Firstly, please pardon the Led Zeppelin pun that i have employed as a title for this post. Musicians do strange things sometimes.. and this title reflects precisely how i feel at this time.
Editing is a like a battle.. a struggle between author and thesis.
Just when I, the author, feel as though I have made a breakthrough in the process of editing my work – perhaps condensing a section down by 1, 2, or even 3 hundred words – I read over the edited work again and it smiles grimly back at me, firing a missile to the eyes. Things just don’t make as much sense anymore.. Sometimes the edited work looks outright mutilated..
I look to the “trash” section, where passages that I have removed from the page have been relegated: where wounded servants of mine lay. It is as if the words that I have deemed inferior are looking up at me, bleeding and pleading from a muddy trench, hoping to be reinstated to where they feel that they belong:
“How could you sacrifice your own men? We fought for you! We thought you held us dear!”

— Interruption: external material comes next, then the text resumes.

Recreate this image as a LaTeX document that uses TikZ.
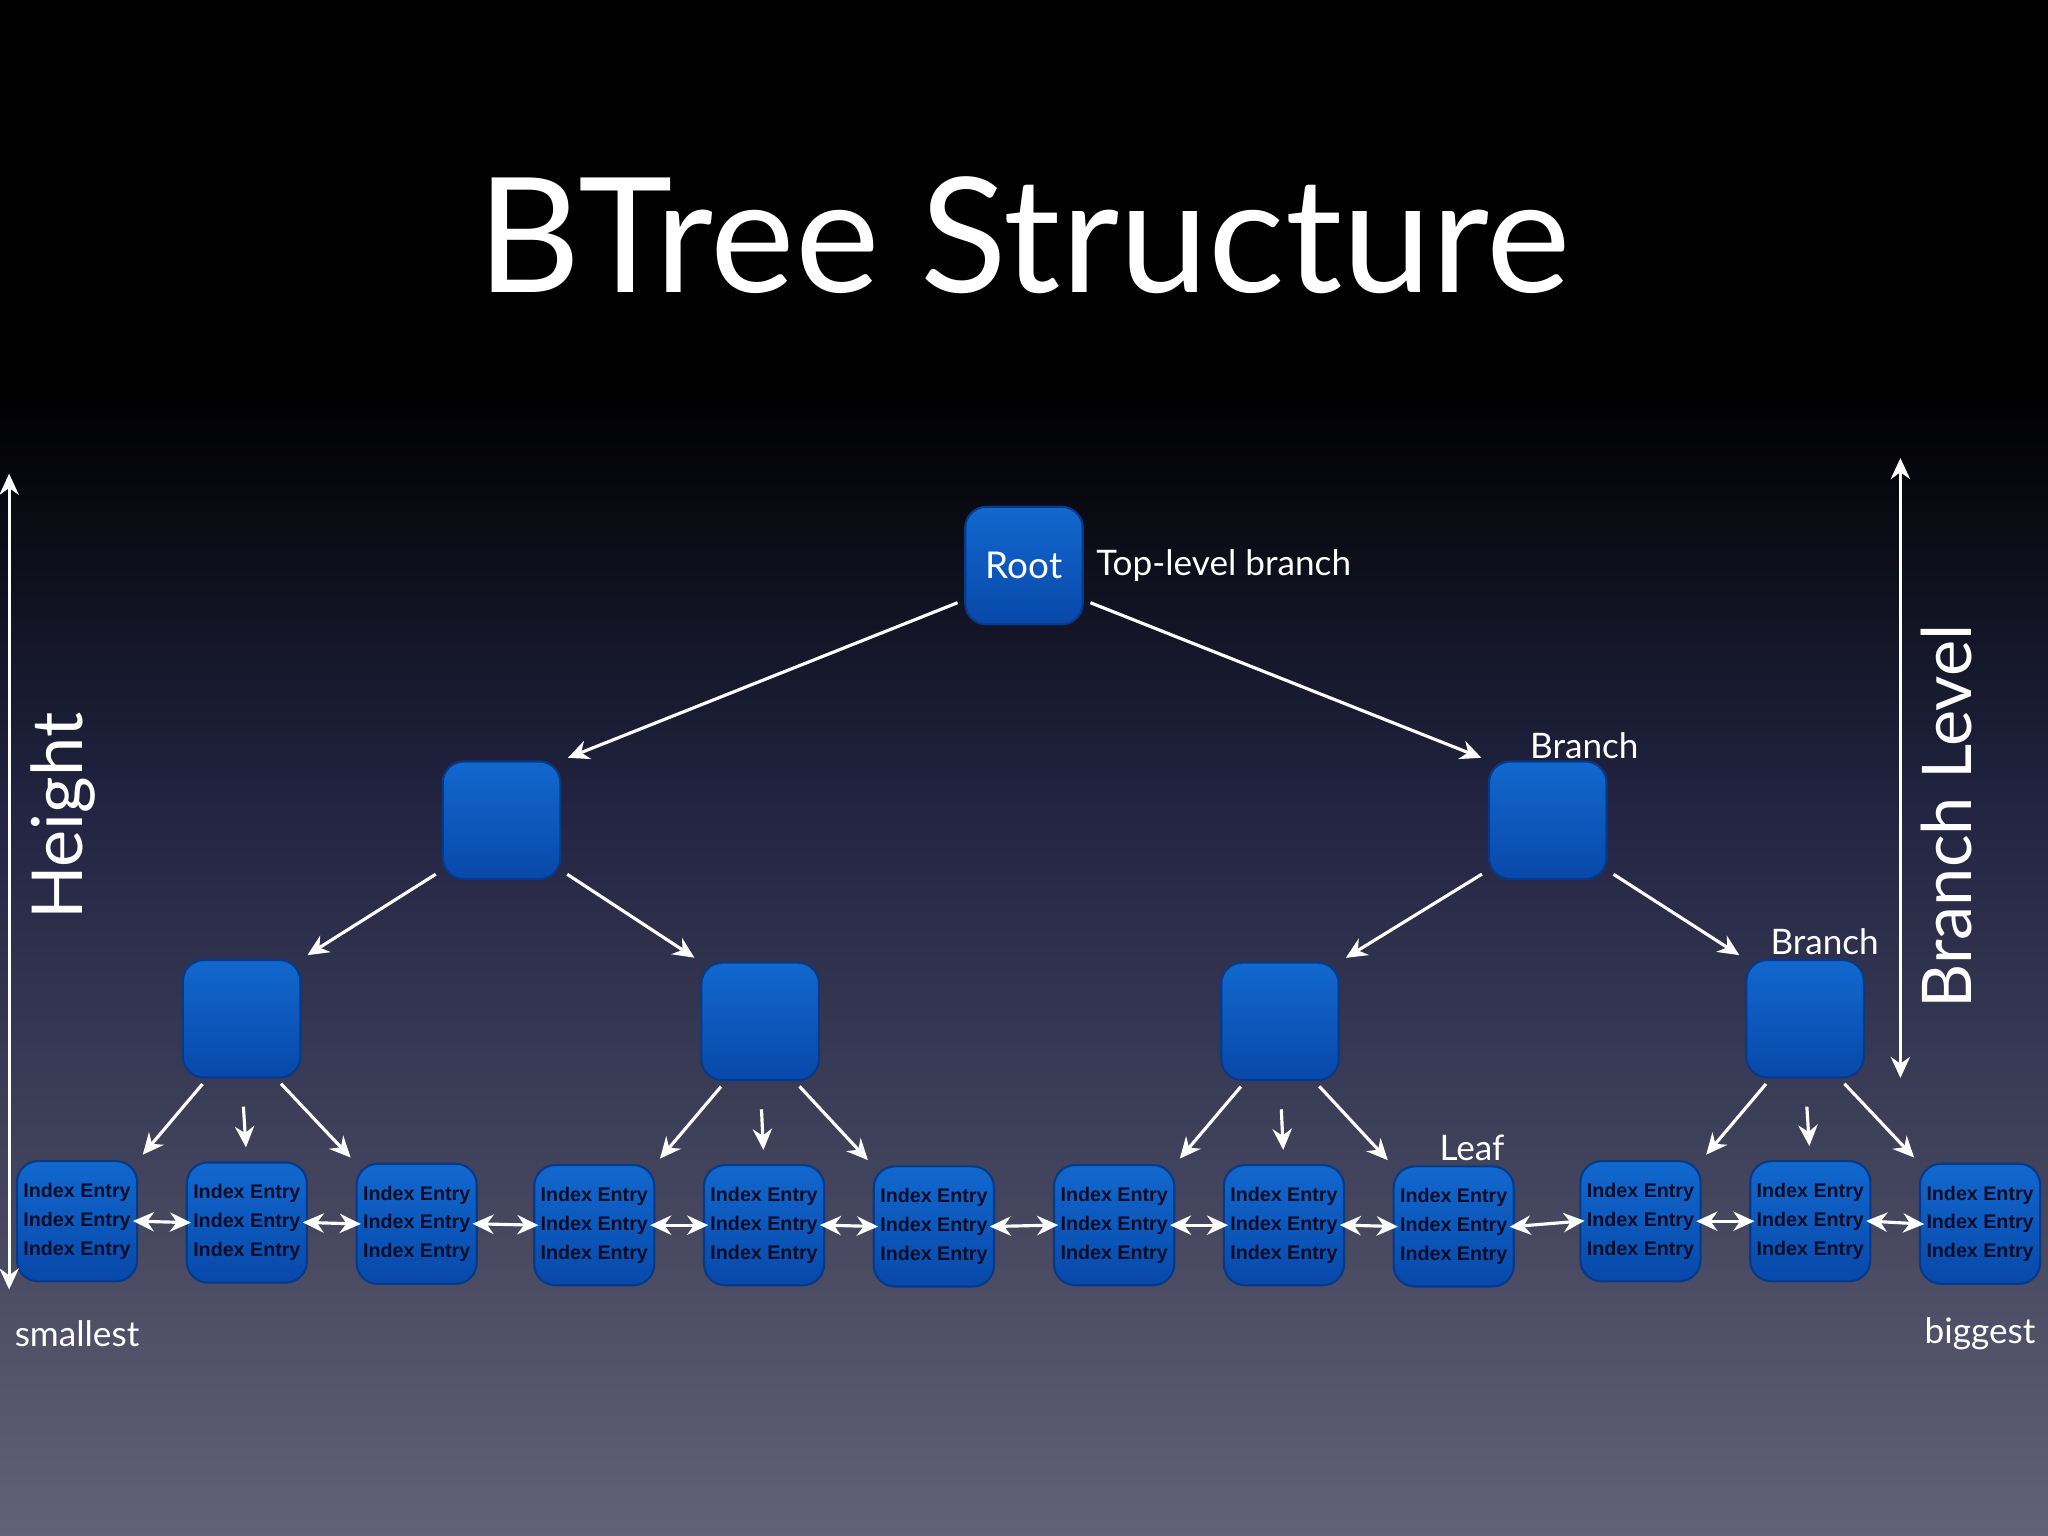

And I can’t help but sympathise with them..
I think of the memories I shared with these fine warriors of academia – the places we were first acquainted.. Sometimes the attachments an author has with his/her words are hard to ignore. You feel like you’ll do anything so as not to leave them behind.
Take for instance the productive 3 hour writing sessions at a peaceful coffee shop, guzzling lattes that put hairs on my otherwise rather bare chest. Or the three days I spent in lockdown at Steve’s art studio, churning out more words than i knew i had in my vocabulary. Groundbreaking or no.. I am astounded as to how such extraneous influences actually make you feel a certain connection to work that has been done. How can a place, a feeling, or an enjoyable meal/ beverage make you feel more closely connected to a series of words??
Surely, when I look over my work, knowing that many thousands of words need to be erased in order to meet the necessary submission guidelines, it should be plain to see what is irrelevant and needs to go?
After emailing my supervisor in a panic yesterday, I have been reassured that this is not really the case – editing your own work is HARD. But on the plus side, as my supervisor mentioned:
“You’ll have loads of quality stuff leftover that can be used should you decide to publish in journals…”
In the Battle of Editmore, I am reminded of all the books, the readings, the documentaries, the metaphors and the moments of bliss I felt when I finally made sense of those peculiar concepts I had been struggling with..
However, while the shift from writer to reader is not an easy one, it is one that needs to be made. And in the interest of giving myself the best chance of doing well in my Honours Submission – I need to move past the personal ties that I have with my words fairly quickly, and try and edit with the discipline and dedication of a major general.